Code that draws figures
- - -

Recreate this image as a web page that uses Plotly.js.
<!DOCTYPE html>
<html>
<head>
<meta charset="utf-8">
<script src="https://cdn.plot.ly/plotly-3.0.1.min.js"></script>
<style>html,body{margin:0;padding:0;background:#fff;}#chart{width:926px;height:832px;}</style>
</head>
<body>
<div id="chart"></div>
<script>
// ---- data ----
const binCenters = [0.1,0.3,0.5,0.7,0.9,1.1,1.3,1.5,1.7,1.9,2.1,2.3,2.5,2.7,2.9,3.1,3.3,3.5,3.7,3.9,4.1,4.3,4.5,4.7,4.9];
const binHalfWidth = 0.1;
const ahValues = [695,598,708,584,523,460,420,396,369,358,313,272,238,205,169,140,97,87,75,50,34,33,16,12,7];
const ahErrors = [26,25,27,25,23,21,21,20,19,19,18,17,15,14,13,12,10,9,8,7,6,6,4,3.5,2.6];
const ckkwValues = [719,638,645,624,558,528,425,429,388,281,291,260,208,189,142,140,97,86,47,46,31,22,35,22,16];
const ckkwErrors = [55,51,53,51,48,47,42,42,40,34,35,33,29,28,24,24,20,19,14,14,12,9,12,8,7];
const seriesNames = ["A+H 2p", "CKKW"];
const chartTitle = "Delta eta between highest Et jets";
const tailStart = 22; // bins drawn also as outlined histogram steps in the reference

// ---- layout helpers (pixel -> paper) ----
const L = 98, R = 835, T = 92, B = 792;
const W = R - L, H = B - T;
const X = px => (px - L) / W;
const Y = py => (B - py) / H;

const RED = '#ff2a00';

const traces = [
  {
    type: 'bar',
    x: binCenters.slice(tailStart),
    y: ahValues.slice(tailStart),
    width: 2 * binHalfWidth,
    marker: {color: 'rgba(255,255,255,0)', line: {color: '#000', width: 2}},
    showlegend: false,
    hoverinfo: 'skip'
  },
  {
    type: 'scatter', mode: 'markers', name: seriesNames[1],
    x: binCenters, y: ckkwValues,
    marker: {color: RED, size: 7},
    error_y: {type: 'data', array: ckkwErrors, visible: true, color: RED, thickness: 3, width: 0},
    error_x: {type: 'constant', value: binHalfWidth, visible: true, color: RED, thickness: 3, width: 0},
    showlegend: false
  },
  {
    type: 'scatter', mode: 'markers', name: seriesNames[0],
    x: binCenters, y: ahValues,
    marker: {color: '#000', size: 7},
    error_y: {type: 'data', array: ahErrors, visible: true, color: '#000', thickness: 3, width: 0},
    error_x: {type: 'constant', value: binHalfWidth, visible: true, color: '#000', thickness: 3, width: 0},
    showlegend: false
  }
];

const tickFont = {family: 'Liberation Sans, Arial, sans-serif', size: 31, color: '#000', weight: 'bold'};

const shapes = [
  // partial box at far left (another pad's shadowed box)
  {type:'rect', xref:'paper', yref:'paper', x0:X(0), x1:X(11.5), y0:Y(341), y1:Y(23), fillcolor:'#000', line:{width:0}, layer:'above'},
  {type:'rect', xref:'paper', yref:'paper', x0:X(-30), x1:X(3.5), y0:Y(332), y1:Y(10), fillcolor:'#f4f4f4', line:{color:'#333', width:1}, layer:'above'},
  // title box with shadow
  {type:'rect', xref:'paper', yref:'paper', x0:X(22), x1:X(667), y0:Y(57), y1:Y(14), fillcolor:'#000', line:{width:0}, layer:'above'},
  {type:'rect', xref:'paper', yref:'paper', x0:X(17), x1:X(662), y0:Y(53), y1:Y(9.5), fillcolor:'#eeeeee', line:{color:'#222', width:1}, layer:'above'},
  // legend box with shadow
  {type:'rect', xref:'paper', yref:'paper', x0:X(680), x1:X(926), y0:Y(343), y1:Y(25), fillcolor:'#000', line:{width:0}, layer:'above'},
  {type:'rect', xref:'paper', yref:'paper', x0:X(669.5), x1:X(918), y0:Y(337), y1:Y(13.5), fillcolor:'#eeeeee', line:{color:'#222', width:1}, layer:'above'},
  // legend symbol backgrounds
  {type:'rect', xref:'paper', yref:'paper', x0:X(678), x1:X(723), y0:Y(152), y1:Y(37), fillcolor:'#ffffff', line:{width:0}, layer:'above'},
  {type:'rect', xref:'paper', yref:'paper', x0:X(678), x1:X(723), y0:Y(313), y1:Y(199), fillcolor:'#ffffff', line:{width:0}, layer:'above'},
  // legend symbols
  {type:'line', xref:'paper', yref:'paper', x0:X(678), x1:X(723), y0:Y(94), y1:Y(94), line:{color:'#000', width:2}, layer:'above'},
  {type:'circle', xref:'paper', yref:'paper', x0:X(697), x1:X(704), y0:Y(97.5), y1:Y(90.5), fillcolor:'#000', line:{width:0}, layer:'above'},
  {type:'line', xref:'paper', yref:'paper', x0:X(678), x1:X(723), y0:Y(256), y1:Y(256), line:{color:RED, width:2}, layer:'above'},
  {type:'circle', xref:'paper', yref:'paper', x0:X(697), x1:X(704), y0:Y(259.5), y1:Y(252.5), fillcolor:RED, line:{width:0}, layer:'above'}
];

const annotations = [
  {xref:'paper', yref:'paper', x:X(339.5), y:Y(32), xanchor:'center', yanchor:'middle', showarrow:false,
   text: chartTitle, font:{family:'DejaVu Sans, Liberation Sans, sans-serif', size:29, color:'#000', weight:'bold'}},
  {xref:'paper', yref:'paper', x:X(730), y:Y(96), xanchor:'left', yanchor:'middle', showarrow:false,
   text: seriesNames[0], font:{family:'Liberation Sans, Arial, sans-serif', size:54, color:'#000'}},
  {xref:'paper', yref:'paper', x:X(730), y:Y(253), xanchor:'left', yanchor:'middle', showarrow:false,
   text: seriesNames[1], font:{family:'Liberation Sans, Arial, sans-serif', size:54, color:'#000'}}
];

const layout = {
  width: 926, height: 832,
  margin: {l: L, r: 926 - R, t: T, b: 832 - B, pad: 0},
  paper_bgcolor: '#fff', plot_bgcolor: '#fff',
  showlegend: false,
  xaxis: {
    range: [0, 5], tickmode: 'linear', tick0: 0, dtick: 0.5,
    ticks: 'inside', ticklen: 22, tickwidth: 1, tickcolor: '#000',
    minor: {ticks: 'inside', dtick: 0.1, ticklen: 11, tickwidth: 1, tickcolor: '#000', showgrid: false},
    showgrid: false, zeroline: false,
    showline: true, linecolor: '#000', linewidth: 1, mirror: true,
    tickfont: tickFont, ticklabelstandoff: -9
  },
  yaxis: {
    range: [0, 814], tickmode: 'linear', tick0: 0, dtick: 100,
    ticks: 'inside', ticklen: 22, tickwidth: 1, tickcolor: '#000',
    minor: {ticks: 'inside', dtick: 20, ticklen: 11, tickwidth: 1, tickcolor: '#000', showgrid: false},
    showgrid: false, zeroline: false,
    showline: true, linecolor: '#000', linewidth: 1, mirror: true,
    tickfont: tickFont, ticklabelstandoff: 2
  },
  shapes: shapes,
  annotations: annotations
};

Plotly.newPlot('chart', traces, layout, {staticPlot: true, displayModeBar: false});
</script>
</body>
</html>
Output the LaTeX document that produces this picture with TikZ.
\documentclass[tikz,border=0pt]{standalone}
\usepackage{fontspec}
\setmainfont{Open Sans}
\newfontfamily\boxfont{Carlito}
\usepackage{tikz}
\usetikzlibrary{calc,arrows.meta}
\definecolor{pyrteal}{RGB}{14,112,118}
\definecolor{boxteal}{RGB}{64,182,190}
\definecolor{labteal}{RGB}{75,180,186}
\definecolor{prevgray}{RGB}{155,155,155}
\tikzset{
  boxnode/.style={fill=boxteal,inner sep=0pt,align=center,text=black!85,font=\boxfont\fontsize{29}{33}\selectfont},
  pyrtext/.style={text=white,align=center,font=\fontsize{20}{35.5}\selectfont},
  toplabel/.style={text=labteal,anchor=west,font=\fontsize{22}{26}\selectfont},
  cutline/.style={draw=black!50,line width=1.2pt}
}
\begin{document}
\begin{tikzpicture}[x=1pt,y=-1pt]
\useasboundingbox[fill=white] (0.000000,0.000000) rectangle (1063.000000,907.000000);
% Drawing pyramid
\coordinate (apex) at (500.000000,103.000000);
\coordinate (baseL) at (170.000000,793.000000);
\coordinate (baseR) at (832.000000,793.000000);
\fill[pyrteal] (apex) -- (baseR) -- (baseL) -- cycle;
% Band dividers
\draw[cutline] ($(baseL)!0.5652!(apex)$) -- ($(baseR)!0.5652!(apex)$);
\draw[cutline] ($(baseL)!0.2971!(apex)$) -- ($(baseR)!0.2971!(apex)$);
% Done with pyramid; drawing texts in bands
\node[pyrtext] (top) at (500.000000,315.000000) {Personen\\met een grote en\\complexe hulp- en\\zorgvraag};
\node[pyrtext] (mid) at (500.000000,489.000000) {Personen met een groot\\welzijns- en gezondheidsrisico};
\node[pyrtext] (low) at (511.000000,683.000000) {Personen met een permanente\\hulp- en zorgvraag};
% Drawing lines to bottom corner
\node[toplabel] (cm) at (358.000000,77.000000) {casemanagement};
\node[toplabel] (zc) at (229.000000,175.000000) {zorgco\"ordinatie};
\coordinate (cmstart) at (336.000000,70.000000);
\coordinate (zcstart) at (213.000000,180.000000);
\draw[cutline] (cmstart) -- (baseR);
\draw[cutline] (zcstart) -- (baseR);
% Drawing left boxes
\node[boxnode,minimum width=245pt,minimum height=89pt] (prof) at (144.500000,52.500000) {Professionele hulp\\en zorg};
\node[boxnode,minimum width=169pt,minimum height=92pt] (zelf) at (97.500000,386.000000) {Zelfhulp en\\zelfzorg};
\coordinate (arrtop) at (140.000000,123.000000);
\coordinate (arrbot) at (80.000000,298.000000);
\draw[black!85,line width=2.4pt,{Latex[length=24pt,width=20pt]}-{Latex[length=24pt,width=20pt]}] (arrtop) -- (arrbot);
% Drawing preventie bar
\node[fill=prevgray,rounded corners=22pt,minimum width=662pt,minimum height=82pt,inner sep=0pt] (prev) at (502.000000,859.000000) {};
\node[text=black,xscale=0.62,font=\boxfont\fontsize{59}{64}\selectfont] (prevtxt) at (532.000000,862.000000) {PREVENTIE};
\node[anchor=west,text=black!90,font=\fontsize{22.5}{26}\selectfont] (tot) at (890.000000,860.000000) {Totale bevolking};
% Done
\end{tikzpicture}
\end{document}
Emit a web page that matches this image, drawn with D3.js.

- - -

» SHORT EXERCISE
Transcribe only the lines from the beginning of the entries to the line with "const RED = '#ff2a00';", inclusive, exactly as written.

» RESPONSE TO THIS TASK
Recreate this image as a web page that uses Plotly.js.
<!DOCTYPE html>
<html>
<head>
<meta charset="utf-8">
<script src="https://cdn.plot.ly/plotly-3.0.1.min.js"></script>
<style>html,body{margin:0;padding:0;background:#fff;}#chart{width:926px;height:832px;}</style>
</head>
<body>
<div id="chart"></div>
<script>
// ---- data ----
const binCenters = [0.1,0.3,0.5,0.7,0.9,1.1,1.3,1.5,1.7,1.9,2.1,2.3,2.5,2.7,2.9,3.1,3.3,3.5,3.7,3.9,4.1,4.3,4.5,4.7,4.9];
const binHalfWidth = 0.1;
const ahValues = [695,598,708,584,523,460,420,396,369,358,313,272,238,205,169,140,97,87,75,50,34,33,16,12,7];
const ahErrors = [26,25,27,25,23,21,21,20,19,19,18,17,15,14,13,12,10,9,8,7,6,6,4,3.5,2.6];
const ckkwValues = [719,638,645,624,558,528,425,429,388,281,291,260,208,189,142,140,97,86,47,46,31,22,35,22,16];
const ckkwErrors = [55,51,53,51,48,47,42,42,40,34,35,33,29,28,24,24,20,19,14,14,12,9,12,8,7];
const seriesNames = ["A+H 2p", "CKKW"];
const chartTitle = "Delta eta between highest Et jets";
const tailStart = 22; // bins drawn also as outlined histogram steps in the reference

// ---- layout helpers (pixel -> paper) ----
const L = 98, R = 835, T = 92, B = 792;
const W = R - L, H = B - T;
const X = px => (px - L) / W;
const Y = py => (B - py) / H;

const RED = '#ff2a00';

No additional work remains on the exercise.